The egregiousness of the violation, the presence or absence of prejudice to the other side, and whether and to what extent there has been a diminution of effectiveness of counsel are important considerations. In addition, equitable considerations such as the hardship to the other side and the stage of trial proceedings are relevant. The essential issue to be determined in the context of litigation is whether the alleged misconduct taints the lawsuit.

It concluded that disqualification was appropriate because all the factors weighed in favor of disqualification. The court found that (1) the offense was egregious because Mr. Lowry and C&J “advance[ed] arguments to serve their own interests at the direct expense of their client's interests,” Aplt. App. at 224; (2) there was prejudice to Mr. Tracy because “his own counsel advance[d] arguments against his interests,” id. at 225; (3) “there has been a significant diminution of the effectiveness of counsel” because “[the] case has ground to a halt due to the conflict of interest” and “adversarial briefing ․ will not be complete until Mr. Tracy obtains outside counsel,” id. at 225-26; and (4) “[w]hile the case was filed some time ago, much of the elapsed time was spent waiting for the United States to determine whether it would intervene in this action” so “[t]he case is still in the earliest stage,” id. at 226. We see no abuse of discretion in the court's initial decision to disqualify C&J.

Not so for the denial of the motion to reconsider. C&J responded to the disqualification order by removing its objection to the proposed judgment and expressing its intent to pay the judgment in full, thereby eliminating the source of the conflict with Mr. Tracy. Mr. Tracy also responded to the disqualification order and moved for reconsideration. He stated that (1) he did not believe there was a conflict between himself and C&J, but even if there was one, he waived the conflict; (2) there was no suggestion that C&J was conflicted on any issue other than the lis pendens issue, so after that was resolved there was no reason why C&J could not resume representing him for the remainder of the case; (3) C&J's continued representation would not prejudice any other party; (4) there was no ongoing conflict that would cause his former attorneys to be less zealous in advocating for him; and (5) disqualification would create a considerable hardship for him and would cause him to be severely prejudiced. He requested “reinstatement of C&J because it would be in his own best interests for C&J to continue to represent him in this matter.” Aplt. App. at 238

Denying the motion to reconsider, the district court said that the conflict between Mr. Tracy and C&J was not waivable. Although acknowledging that disqualification of counsel would be “disruptive,” it determined that the hardship to Mr.

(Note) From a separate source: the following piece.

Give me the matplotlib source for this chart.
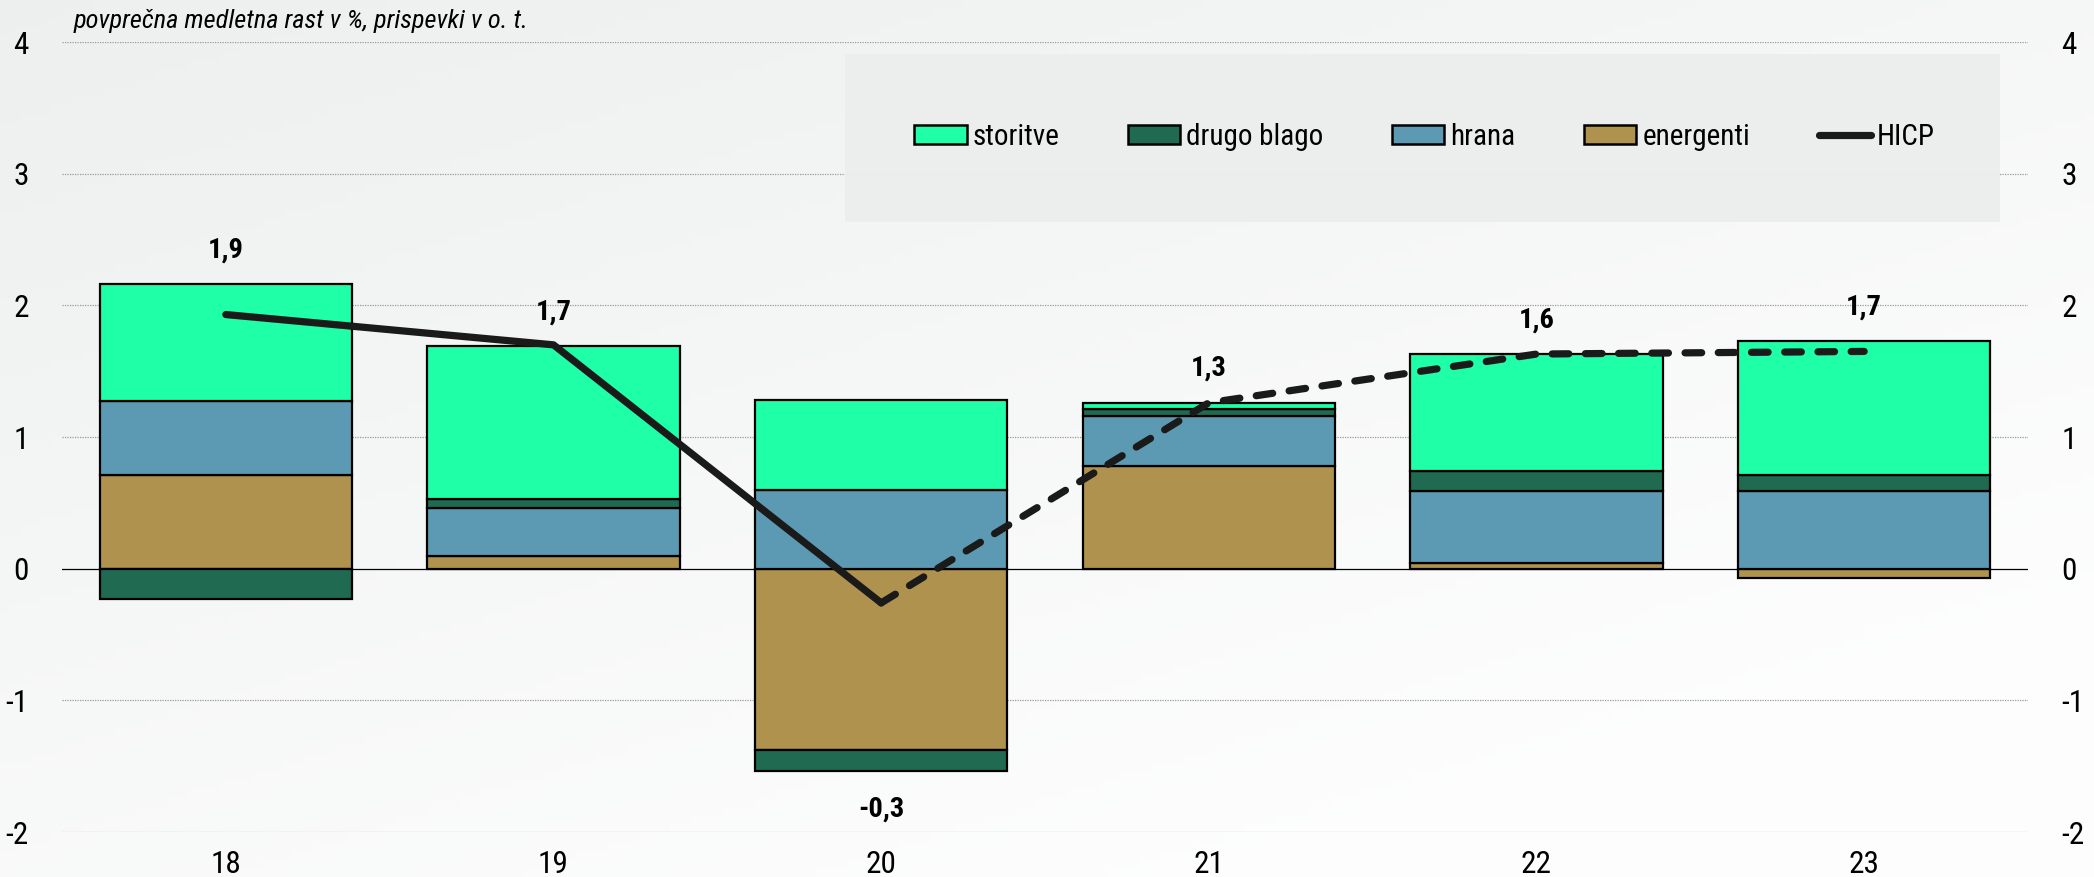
import numpy as np
from matplotlib import pyplot as plt
from matplotlib import font_manager
from matplotlib.patches import Rectangle
from matplotlib.lines import Line2D

# data
years = ["18", "19", "20", "21", "22", "23"]
energenti = [0.71, 0.10, -1.38, 0.78, 0.04, -0.07]
hrana = [0.56, 0.36, 0.60, 0.38, 0.55, 0.59]
drugo_blago = [-0.23, 0.07, -0.16, 0.05, 0.15, 0.12]
storitve = [0.89, 1.16, 0.68, 0.05, 0.89, 1.02]
hicp = [1.93, 1.70, -0.26, 1.26, 1.63, 1.65]
hicp_labels = ["1,9", "1,7", "-0,3", "1,3", "1,6", "1,7"]

# look for a narrow sans face (reference uses Arial Narrow)
fonts = font_manager.fontManager.ttflist
cond = [f for f in fonts if str(f.stretch) in ("condensed", "semi-condensed", "extra-condensed")
        or "Narrow" in f.name or "Condensed" in f.name]
pref = ["Liberation Sans Narrow", "Roboto Condensed", "DejaVu Sans", "Open Sans", "Noto Sans"]
chosen = None
for p in pref:
    if any(f.name == p for f in cond):
        chosen = p
        break
if chosen is None and cond:
    chosen = cond[0].name
if chosen:
    plt.rcParams["font.family"] = [chosen, "DejaVu Sans"]
    plt.rcParams["font.stretch"] = "condensed"
    fs = 1.0
else:
    plt.rcParams["font.family"] = ["Liberation Sans", "DejaVu Sans"]
    fs = 0.9
plt.rcParams["axes.unicode_minus"] = False

W, H = 2094, 877
fig = plt.figure(figsize=(W / 100, H / 100), dpi=100)

# soft gradient background
bg = fig.add_axes([0, 0, 1, 1], zorder=-10)
gx, gy = np.meshgrid(np.linspace(0, 1, 200), np.linspace(0, 1, 100))
g = np.clip((gx * 0.6 + gy * 0.8) / 1.2, 0, 1)
c0 = np.array([0.93, 0.94, 0.937])
c1 = np.array([0.996, 0.996, 0.996])
img = c0[None, None, :] * (1 - g[..., None]) + c1[None, None, :] * g[..., None]
bg.imshow(img, aspect="auto", extent=[0, 1, 0, 1], origin="upper")
bg.axis("off")

left, right, top, bottom = 62, 2028, 42, 832
ax = fig.add_axes([left / W, 1 - bottom / H, (right - left) / W, (bottom - top) / H])
ax.patch.set_alpha(0)

x = np.arange(len(years))
series = [
    ("energenti", energenti, "#b0924f"),
    ("hrana", hrana, "#5c9ab3"),
    ("drugo blago", drugo_blago, "#1f6a50"),
    ("storitve", storitve, "#1effa8"),
]
pos = np.zeros(len(years))
neg = np.zeros(len(years))
for name, vals, col in series:
    v = np.array(vals)
    base = np.where(v >= 0, pos, neg)
    ax.bar(x, v, bottom=base, width=0.77, color=col, edgecolor="black",
           linewidth=1.6, zorder=3)
    pos = pos + np.where(v >= 0, v, 0)
    neg = neg + np.where(v < 0, v, 0)

ax.plot(x[:3], hicp[:3], color="#1a1a1a", lw=5.2, solid_capstyle="round",
        solid_joinstyle="round", zorder=5)
ax.plot(x[2:], hicp[2:], color="#1a1a1a", lw=5.2, dashes=(2.3, 2.3),
        dash_capstyle="round", zorder=5)

for i, lab in enumerate(hicp_labels):
    if hicp[i] >= 0:
        yy = pos[i] + 0.26
    else:
        yy = neg[i] - 0.29
    ax.text(x[i], yy, lab, ha="center", va="center", fontsize=20.5 * fs,
            fontweight="bold", zorder=6)

ax.set_xlim(-0.5, len(years) - 0.5)
ax.set_ylim(-2, 4)
ax.set_yticks(range(-2, 5))
ax.set_xticks(x)
ax.set_xticklabels(years)
for y in range(-2, 5):
    if y == 0:
        ax.axhline(0, color="black", lw=0.9, zorder=2)
    else:
        ax.axhline(y, color="#9a9a9a", lw=0.9, ls=(0, (1, 1)), zorder=1)
for s in ax.spines.values():
    s.set_visible(False)
ax.tick_params(axis="both", length=0, labelsize=22.5 * fs)
ax.tick_params(axis="y", pad=24)
ax.tick_params(axis="x", pad=13)

ax2 = ax.twinx()
ax2.set_ylim(-2, 4)
ax2.set_yticks(range(-2, 5))
ax2.tick_params(axis="y", length=0, labelsize=22.5 * fs, pad=24)
for s in ax2.spines.values():
    s.set_visible(False)

# legend panel
lx0, ly0, lx1, ly1 = 845, 54, 2000, 222
fig.patches.append(Rectangle((lx0 / W, 1 - ly1 / H), (lx1 - lx0) / W, (ly1 - ly0) / H,
                             transform=fig.transFigure, facecolor="#eceeed",
                             edgecolor="none", alpha=0.95, zorder=4))
handles = [Rectangle((0, 0), 1, 1, facecolor=c, edgecolor="black", linewidth=1.8)
           for _, _, c in reversed(series)]
handles.append(Line2D([0], [0], color="#1a1a1a", lw=5.2, solid_capstyle="round"))
labels = [n for n, _, _ in reversed(series)] + ["HICP"]
leg = fig.legend(handles, labels, loc="center left", ncol=5, frameon=False,
                 bbox_to_anchor=(914 / W, 1 - 137 / H), borderaxespad=0, borderpad=0,
                 fontsize=21 * fs, handlelength=1.8, handleheight=0.62,
                 handletextpad=0.2, columnspacing=2.35)
leg.set_zorder(6)

fig.text(74 / W, 1 - 21 / H, "povprečna medletna rast v %, prispevki v o. t.",
         fontsize=19 * fs, style="italic", va="center", ha="left")

fig.savefig("out.png", dpi=100)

Tracy did not rise to the level of “ ‘manifest injustice’ ” sufficient to justify reconsideration of its disqualification order. Id. at 263 (quoting Servants of Paraclete v. Does, 204 F.3d 1005, 1012 (10th Cir. 2000)). The court acknowledged C&J's withdrawal of its objection to the lis pendens judgment and its offer to pay the judgment by itself, but it said that “[c]ounsel cannot expect to act in a manner warranting disqualification in one aspect of a case and then return to the rest of the case as if the conduct never occurred—the taint of such conduct cannot be artificially confined to discrete issues in a case.” Id. It concluded that C&J's actions were “plainly insufficient to undo the taint on the underlying lawsuit.” Id.

The court also denied Mr. Tracy's renewed request for reconsideration in his status report, which stated that he had been unable to obtain an attorney within the 21 days allotted because the 23 attorneys and law firms he had spoken with had declined for various reasons. The court's denial was “based on the reasoning in its previous order.” Id. at 279.

In our view the denial of the final request for reconsideration was an abuse of discretion. To begin with, the request included “new evidence previously unavailable”—Mr. Tracy's inability to obtain counsel—which justified reconsideration. See Servants of Paraclete, 204 F.3d at 1012.

Turning to the merits, the district court did not give adequate consideration to the prejudice suffered by Mr. Tracy and did not adequately explain how the participation of his attorneys for the remainder of the case would taint the litigation. As a general matter, a litigant has the “right to employ counsel of [his] choice.” Smith v. Whatcott, 774 F.2d 1032, 1035 (10th Cir. 1985). And here the prejudice to Mr. Tracy is greatly magnified because he asserts that he has been unable to obtain any replacement counsel (an assertion not disputed by opposing counsel or the court below), which precludes him from pursuing his qui tam claim. It is hard to see how a party could be more severely prejudiced than by dismissal of his suit.

To justify such prejudice, the taint to the litigation must be significant. Typically, ethical violations that require disqualification involve “(1) a conflict of interest that prevents zealous advocacy or (2) the potential use of privileged or confidential information about one party that would give an unfair advantage to a present client.” Archuleta v. Turley, 904 F.Supp.2d 1185, 1192 (D. Utah 2012). The second circumstance is certainly not present here. As for the first, the district court was properly concerned that Mr. Tracy's attorneys were not providing zealous representation when they sought to free themselves from any sanction for filing the improper lis pendens and placing the full sanctions burden on their client. But even though the court properly considered that conduct to be egregious, it has not explained why there should now be concern about zealous representation by C&J. There is no longer any apparent conflict of interest regarding a matter under litigation and Mr. Tracy, himself an attorney, should be able to adequately assess the risk of a conflict. Perhaps there is a problem with the representation that was obvious to the district court but has escaped us. EID's brief does not assist us in this regard, arguing solely that the “District Court's refusal to reinstate [C&J], following its agreement to pay damages arising from the wrongful lien, was not an abuse of discretion because its prior conduct tainted the lawsuit.” Aplee. Br. at 33. For now, therefore, we must reverse and remand for either a more complete explanation or the grant of the motion to reconsider.

III.

We affirm the district court's initial disqualification order, but we reverse its decision denying Mr. Tracy's motion to reconsider that order and the dismissal of the case, and we remand for further proceedings consistent with this opinion.